# Whs 2011



## spudy12 (Nov 7, 2010)

I have built myself a new PC to use as a host for games (COD, UT2004 ect) but also to store and stream my media library to other computers, and tv's.

I heard about WHS being very good for the media library side of things, but what about for hosting games on a dedicated console? Is it the same as XP or win 7? (sorry this is really new to me so these may be stupid questions!) 

Many thanks

Spud


----------



## Rockn (Jul 29, 2001)

All it is is a media server, I doubt it has any capabilities aside from the basic ones it shows on the MS web site. Windows would be a horrible platform to use as a gaming server anyway.


----------



## Squashman (Apr 4, 2003)

A lot of people mod their WHS servers to do a lot of things. I was one of the original beta testers for Windows Home Server. I ended up turning mine into a full fledged Web server, email and ftp besides the normal things it is suppose to do.
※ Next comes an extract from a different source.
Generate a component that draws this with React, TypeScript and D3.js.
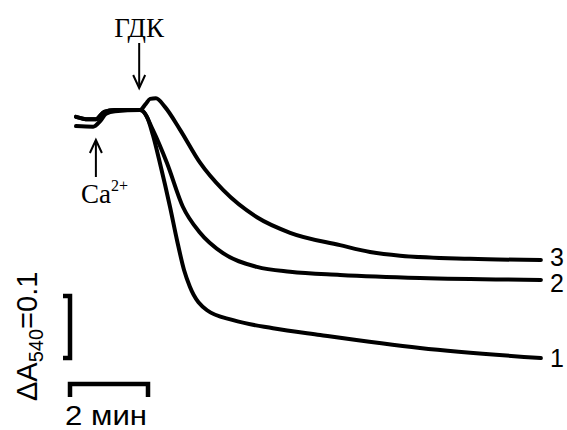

You would be better of asking your question on a WHS dedicated forum though. When I was still running WHS at home I usually posted on this one.
http://forum.wegotserved.com/


----------



## spudy12 (Nov 7, 2010)

is there any way to get the media center part of whs in normal windows 7? I am in most need of the transcoding dlna server part


----------



## ChRoNo16 (May 30, 2005)

Why dont you search around on google for a solution to media streaming, and just run windows 7 for the hosting?


----------